» The problem: Your task is to retype the lines between the line with "Reproduce this diagram with TikZ." and the line with "til utvikling\\[17pt] Handlings\\", inclusive. Copy no pictures and no other lines.

>> START

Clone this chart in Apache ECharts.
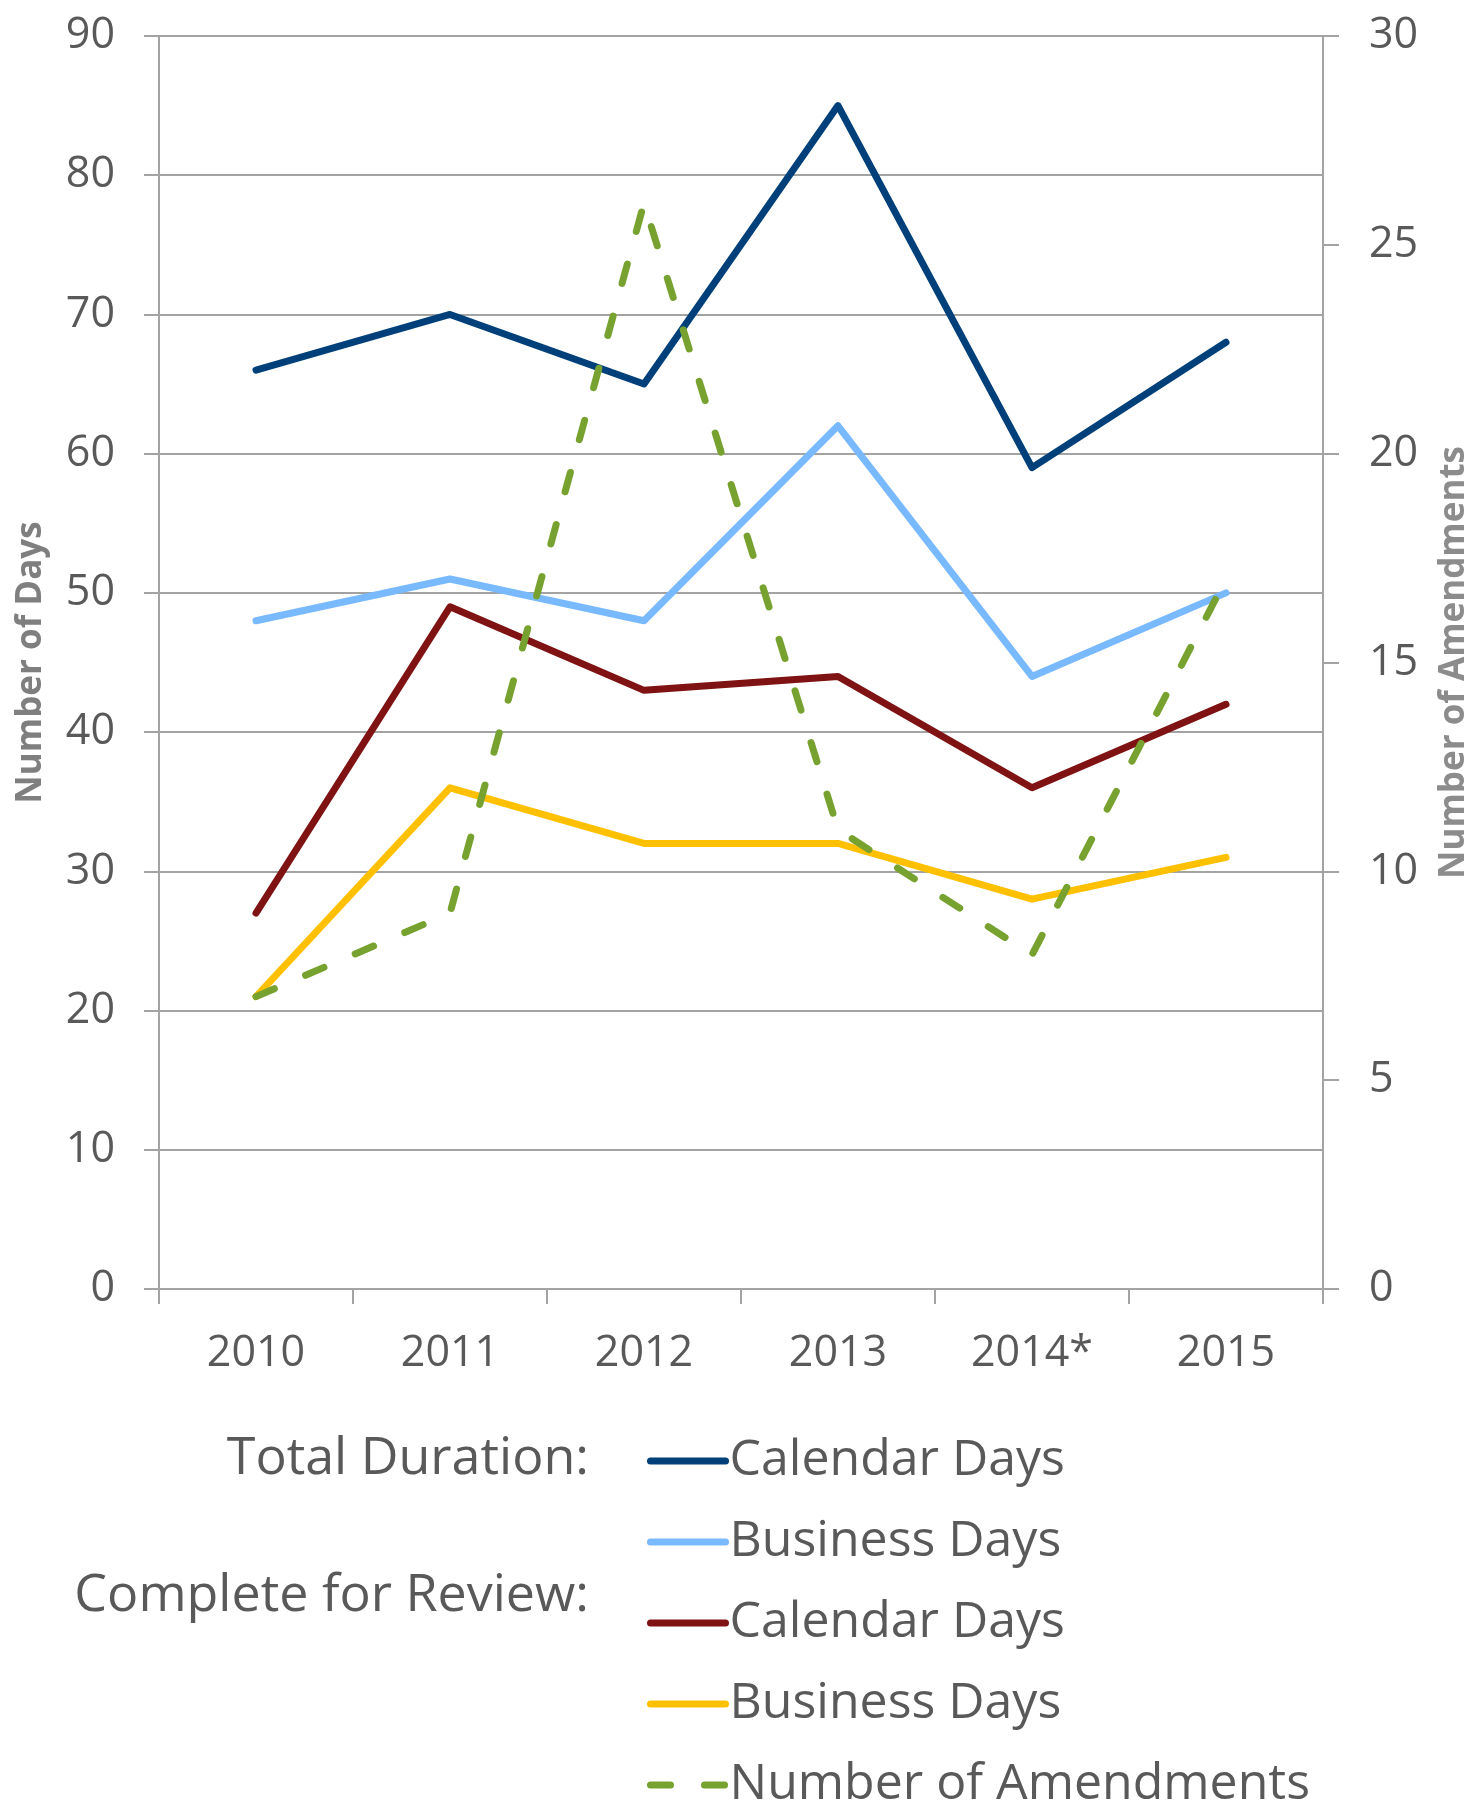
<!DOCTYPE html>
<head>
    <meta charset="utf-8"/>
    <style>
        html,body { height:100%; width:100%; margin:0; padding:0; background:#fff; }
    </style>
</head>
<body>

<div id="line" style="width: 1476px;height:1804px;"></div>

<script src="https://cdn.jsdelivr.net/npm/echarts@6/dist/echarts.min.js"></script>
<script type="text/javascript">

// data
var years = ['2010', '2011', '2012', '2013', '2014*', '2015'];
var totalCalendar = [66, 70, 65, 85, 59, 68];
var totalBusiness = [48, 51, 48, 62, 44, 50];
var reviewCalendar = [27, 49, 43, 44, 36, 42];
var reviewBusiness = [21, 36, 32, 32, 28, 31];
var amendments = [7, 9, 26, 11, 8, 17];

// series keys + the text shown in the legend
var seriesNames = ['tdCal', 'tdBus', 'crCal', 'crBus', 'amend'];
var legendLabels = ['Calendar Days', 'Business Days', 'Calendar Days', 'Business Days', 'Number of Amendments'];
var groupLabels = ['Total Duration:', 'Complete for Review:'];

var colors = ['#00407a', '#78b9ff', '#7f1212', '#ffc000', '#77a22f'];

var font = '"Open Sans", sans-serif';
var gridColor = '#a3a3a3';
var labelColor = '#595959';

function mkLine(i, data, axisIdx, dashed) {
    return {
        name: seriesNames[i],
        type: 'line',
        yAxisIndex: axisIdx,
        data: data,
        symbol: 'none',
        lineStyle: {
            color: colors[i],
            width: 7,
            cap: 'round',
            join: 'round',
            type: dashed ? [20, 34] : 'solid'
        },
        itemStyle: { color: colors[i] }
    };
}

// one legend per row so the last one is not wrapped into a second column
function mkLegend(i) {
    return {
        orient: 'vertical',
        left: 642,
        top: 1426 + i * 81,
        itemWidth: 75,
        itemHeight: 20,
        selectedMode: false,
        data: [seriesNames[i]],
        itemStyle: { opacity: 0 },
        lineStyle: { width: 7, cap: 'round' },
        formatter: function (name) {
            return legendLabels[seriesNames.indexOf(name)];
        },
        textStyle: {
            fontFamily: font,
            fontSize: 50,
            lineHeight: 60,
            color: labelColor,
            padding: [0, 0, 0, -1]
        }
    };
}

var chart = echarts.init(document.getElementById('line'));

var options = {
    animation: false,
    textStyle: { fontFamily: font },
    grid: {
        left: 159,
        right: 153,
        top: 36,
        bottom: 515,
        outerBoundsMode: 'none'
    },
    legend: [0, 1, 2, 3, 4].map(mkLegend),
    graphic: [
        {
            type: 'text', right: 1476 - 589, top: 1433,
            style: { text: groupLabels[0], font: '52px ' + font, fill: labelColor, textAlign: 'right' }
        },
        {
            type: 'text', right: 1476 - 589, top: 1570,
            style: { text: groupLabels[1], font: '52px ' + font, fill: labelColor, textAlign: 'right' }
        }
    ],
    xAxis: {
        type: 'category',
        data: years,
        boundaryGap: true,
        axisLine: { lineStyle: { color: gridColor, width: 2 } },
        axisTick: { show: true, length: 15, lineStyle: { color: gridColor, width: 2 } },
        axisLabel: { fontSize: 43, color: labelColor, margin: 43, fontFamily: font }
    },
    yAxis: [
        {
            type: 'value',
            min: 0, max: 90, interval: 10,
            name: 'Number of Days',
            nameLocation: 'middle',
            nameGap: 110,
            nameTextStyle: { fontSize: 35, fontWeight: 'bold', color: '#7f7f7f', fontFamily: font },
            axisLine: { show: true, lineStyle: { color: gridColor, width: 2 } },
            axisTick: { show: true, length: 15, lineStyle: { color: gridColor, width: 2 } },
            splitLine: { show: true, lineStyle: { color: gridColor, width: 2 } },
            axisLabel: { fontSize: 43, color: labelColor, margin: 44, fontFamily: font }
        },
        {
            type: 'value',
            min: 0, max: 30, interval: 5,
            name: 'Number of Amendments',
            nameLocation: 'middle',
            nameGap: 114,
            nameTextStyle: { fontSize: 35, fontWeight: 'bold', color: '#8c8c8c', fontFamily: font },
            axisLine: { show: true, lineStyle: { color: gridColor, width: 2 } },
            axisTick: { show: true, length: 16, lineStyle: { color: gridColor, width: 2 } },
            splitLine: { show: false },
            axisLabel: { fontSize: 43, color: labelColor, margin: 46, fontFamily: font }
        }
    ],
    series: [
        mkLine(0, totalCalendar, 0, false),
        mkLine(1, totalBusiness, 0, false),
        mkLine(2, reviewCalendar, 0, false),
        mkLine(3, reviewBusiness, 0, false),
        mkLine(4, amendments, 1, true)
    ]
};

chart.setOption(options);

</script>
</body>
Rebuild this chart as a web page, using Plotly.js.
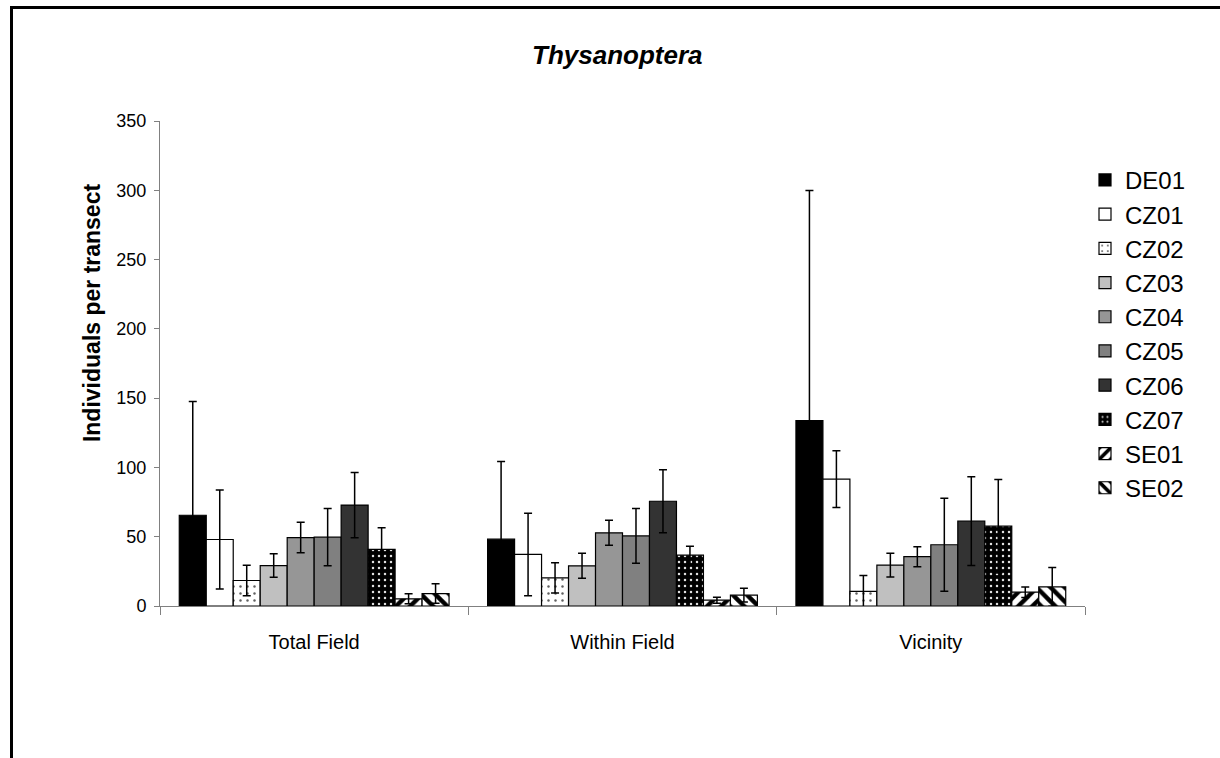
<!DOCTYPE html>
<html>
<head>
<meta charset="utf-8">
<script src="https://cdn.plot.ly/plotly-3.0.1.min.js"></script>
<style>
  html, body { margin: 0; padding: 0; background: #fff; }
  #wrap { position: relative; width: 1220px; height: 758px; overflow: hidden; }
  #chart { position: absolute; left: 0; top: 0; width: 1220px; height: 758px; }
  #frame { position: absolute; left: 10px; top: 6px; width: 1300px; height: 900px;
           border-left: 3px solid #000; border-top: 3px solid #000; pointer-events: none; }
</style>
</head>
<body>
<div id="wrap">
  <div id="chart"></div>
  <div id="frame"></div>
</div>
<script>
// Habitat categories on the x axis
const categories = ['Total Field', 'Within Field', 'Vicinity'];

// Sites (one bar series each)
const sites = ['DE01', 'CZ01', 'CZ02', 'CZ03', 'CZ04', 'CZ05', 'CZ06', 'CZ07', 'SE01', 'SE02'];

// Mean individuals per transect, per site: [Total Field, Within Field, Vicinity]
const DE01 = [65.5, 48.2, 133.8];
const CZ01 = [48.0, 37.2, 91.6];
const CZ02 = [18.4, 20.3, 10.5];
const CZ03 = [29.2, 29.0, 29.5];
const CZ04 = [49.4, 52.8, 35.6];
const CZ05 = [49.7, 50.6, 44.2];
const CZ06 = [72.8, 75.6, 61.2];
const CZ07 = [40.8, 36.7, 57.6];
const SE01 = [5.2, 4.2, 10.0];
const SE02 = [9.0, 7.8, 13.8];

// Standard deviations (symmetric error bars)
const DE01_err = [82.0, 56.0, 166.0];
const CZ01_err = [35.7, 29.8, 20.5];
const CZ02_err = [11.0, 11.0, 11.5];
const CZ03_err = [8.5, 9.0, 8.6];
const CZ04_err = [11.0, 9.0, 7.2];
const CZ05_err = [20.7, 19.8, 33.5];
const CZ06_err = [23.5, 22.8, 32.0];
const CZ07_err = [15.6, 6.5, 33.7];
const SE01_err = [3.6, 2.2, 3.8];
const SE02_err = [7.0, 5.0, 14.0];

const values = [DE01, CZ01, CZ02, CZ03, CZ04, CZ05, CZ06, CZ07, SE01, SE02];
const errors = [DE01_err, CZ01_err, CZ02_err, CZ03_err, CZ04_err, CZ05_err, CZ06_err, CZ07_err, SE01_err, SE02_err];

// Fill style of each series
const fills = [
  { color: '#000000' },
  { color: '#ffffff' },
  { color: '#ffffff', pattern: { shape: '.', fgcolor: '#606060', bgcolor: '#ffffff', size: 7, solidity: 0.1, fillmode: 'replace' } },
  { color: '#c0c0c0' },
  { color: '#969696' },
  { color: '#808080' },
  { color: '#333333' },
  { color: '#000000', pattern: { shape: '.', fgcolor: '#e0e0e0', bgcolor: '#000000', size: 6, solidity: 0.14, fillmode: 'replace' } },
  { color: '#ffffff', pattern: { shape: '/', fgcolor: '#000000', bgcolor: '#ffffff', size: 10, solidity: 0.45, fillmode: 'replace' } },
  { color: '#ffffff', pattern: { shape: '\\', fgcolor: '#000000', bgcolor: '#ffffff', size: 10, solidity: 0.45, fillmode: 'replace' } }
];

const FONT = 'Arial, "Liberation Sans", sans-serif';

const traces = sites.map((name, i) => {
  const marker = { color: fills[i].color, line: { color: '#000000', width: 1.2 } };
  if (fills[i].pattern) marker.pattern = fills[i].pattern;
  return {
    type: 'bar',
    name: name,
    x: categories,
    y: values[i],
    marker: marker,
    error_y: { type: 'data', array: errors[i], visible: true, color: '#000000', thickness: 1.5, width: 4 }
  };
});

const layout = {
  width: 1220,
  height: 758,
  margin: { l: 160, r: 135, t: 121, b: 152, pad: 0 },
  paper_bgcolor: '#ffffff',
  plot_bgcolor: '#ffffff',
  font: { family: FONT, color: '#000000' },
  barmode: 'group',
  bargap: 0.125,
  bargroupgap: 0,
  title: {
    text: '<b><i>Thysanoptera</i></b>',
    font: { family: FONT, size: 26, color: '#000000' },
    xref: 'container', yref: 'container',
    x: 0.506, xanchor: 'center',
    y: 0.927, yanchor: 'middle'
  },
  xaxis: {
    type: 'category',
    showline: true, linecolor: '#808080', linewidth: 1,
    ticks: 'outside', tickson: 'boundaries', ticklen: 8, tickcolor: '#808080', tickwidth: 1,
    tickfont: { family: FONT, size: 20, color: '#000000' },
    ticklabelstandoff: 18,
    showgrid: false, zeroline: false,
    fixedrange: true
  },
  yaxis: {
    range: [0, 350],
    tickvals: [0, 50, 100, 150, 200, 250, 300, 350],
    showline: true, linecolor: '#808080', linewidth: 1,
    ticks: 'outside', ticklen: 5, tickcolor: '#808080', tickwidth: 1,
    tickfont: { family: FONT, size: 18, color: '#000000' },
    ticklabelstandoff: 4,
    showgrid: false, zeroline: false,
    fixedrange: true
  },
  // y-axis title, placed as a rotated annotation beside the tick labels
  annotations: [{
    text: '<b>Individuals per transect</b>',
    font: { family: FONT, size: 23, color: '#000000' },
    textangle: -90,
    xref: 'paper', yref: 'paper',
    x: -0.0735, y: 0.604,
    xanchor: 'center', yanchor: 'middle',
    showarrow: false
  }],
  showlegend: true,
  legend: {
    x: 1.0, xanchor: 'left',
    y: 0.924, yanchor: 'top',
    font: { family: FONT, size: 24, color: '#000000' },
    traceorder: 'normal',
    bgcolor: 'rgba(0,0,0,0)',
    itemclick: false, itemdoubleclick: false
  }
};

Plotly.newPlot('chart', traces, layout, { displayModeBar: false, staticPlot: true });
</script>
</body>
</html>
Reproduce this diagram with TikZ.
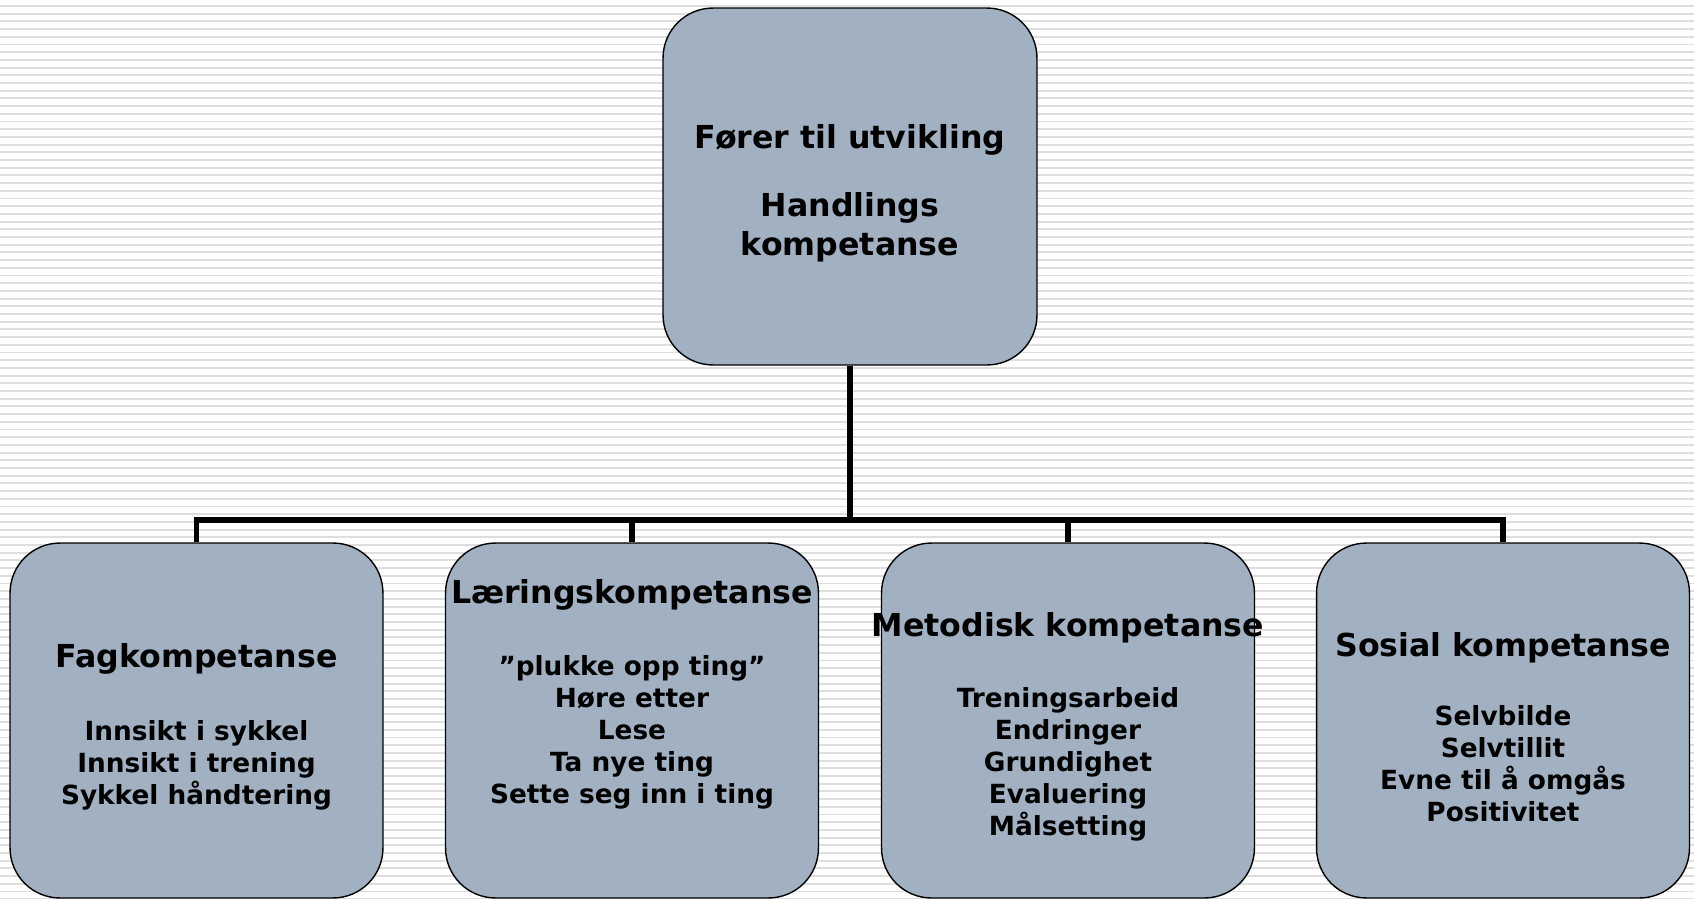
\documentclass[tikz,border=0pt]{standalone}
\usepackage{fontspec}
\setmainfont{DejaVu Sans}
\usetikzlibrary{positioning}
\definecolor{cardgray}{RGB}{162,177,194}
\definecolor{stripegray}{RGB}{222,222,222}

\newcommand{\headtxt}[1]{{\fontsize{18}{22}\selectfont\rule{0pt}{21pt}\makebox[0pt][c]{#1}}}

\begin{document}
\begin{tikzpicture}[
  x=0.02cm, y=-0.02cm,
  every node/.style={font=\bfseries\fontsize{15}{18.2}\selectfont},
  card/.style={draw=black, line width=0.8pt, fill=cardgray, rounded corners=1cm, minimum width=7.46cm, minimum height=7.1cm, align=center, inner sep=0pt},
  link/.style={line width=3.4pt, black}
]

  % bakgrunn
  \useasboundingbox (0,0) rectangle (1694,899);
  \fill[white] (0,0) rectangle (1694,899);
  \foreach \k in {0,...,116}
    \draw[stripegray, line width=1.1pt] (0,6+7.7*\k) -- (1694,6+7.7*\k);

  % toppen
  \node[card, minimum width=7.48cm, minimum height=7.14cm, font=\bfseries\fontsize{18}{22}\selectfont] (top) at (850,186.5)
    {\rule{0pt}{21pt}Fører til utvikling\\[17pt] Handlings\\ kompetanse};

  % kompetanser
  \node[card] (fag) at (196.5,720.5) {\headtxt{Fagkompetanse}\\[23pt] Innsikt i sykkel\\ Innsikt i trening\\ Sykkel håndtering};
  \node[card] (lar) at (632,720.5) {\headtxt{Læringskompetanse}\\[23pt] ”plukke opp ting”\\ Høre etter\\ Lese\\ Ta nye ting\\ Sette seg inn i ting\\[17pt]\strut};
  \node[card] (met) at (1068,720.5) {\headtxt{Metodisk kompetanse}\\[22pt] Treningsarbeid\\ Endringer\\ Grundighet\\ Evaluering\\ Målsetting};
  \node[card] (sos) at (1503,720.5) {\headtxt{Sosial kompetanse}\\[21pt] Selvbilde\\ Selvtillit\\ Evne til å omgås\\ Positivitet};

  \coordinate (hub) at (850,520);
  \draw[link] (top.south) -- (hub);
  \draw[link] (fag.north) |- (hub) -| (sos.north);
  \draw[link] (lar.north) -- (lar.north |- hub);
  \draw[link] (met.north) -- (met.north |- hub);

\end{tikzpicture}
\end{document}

>> END

» Task answer:
Reproduce this diagram with TikZ.
\documentclass[tikz,border=0pt]{standalone}
\usepackage{fontspec}
\setmainfont{DejaVu Sans}
\usetikzlibrary{positioning}
\definecolor{cardgray}{RGB}{162,177,194}
\definecolor{stripegray}{RGB}{222,222,222}

\newcommand{\headtxt}[1]{{\fontsize{18}{22}\selectfont\rule{0pt}{21pt}\makebox[0pt][c]{#1}}}

\begin{document}
\begin{tikzpicture}[
  x=0.02cm, y=-0.02cm,
  every node/.style={font=\bfseries\fontsize{15}{18.2}\selectfont},
  card/.style={draw=black, line width=0.8pt, fill=cardgray, rounded corners=1cm, minimum width=7.46cm, minimum height=7.1cm, align=center, inner sep=0pt},
  link/.style={line width=3.4pt, black}
]

  % bakgrunn
  \useasboundingbox (0,0) rectangle (1694,899);
  \fill[white] (0,0) rectangle (1694,899);
  \foreach \k in {0,...,116}
    \draw[stripegray, line width=1.1pt] (0,6+7.7*\k) -- (1694,6+7.7*\k);

  % toppen
  \node[card, minimum width=7.48cm, minimum height=7.14cm, font=\bfseries\fontsize{18}{22}\selectfont] (top) at (850,186.5)
    {\rule{0pt}{21pt}Fører til utvikling\\[17pt] Handlings\\ kompetanse};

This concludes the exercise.